## DATA EXTRACT

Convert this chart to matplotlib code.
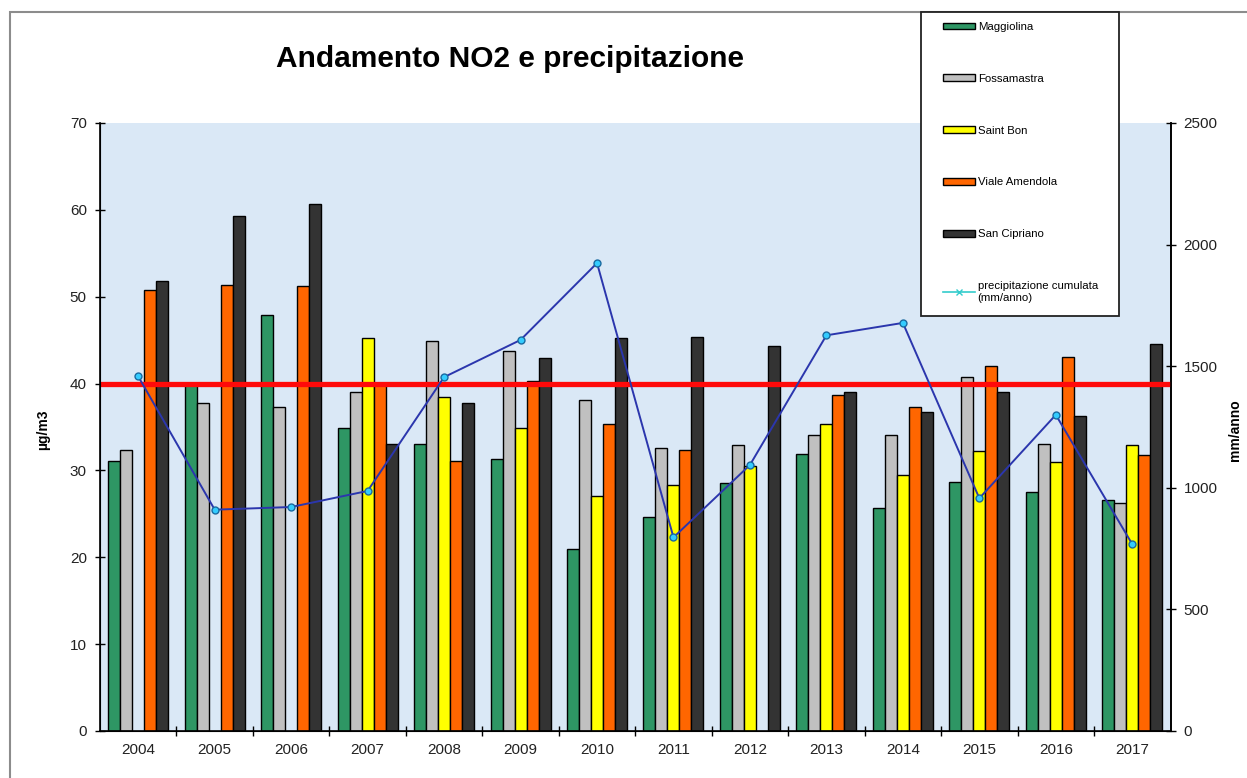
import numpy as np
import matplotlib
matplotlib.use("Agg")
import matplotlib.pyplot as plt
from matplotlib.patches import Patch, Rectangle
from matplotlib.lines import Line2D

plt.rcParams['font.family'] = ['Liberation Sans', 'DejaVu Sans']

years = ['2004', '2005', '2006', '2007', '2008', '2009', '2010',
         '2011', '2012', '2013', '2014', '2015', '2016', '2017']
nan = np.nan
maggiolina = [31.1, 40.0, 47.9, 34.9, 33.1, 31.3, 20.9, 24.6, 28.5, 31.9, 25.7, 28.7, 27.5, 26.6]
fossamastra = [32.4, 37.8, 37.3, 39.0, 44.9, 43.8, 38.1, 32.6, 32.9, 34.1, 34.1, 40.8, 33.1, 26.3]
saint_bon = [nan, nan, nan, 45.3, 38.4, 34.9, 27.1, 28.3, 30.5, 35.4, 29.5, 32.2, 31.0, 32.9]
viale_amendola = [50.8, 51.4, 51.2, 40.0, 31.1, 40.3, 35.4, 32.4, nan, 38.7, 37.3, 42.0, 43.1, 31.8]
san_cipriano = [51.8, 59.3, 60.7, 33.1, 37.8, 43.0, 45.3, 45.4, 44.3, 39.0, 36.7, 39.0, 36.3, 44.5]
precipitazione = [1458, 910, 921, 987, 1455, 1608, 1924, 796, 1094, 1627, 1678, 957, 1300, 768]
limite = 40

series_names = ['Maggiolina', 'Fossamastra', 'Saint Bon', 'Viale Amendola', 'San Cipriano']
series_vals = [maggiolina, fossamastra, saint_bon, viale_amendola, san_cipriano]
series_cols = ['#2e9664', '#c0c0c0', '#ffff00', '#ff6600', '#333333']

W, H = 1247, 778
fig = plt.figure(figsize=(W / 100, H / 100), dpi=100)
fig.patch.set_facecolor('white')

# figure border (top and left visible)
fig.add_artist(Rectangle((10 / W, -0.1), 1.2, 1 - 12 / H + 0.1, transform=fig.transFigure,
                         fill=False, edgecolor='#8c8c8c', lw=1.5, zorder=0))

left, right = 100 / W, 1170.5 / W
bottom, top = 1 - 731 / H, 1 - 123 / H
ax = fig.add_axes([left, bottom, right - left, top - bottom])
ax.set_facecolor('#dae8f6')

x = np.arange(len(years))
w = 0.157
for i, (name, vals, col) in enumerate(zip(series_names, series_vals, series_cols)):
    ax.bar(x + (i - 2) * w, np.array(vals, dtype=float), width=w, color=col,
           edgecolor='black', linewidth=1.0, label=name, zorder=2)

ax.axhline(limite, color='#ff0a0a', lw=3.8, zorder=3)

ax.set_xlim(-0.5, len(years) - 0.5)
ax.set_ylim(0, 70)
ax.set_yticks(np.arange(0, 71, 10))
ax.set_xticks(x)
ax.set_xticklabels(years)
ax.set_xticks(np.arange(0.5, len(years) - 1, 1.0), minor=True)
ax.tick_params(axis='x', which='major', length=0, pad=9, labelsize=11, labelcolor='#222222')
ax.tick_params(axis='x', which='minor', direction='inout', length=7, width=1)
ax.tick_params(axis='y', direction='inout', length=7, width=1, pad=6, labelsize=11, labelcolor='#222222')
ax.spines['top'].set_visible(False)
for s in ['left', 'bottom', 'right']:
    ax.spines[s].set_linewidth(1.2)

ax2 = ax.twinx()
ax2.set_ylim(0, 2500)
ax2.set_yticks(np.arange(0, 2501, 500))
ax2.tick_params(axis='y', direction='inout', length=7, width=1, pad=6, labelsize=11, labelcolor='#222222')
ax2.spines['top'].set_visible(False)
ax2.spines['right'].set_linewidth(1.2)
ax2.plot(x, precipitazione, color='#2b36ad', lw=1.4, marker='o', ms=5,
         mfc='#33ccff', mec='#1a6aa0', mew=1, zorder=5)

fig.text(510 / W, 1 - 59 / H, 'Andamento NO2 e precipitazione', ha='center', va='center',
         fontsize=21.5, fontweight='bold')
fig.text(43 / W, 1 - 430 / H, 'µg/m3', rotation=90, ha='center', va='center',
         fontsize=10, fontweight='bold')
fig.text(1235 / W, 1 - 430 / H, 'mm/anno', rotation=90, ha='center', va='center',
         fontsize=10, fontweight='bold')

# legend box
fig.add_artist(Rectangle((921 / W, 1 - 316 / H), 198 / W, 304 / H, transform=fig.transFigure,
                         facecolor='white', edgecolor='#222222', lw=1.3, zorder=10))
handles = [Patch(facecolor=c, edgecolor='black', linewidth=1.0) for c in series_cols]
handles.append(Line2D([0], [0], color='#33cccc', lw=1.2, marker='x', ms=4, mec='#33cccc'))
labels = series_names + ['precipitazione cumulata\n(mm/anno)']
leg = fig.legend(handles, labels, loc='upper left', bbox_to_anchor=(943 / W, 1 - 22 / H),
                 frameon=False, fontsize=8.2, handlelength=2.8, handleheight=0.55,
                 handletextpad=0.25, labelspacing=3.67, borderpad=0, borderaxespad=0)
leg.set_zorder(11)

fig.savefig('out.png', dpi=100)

## WHAT THE EXERCISE ASKS
Restate only the lines running from the start of the material above through the line containing "plt.rcParams['font.family'] = ['Liberation", ends included. No pictures.

## OUTPUT OF THE EXERCISE
Convert this chart to matplotlib code.
import numpy as np
import matplotlib
matplotlib.use("Agg")
import matplotlib.pyplot as plt
from matplotlib.patches import Patch, Rectangle
from matplotlib.lines import Line2D

plt.rcParams['font.family'] = ['Liberation Sans', 'DejaVu Sans']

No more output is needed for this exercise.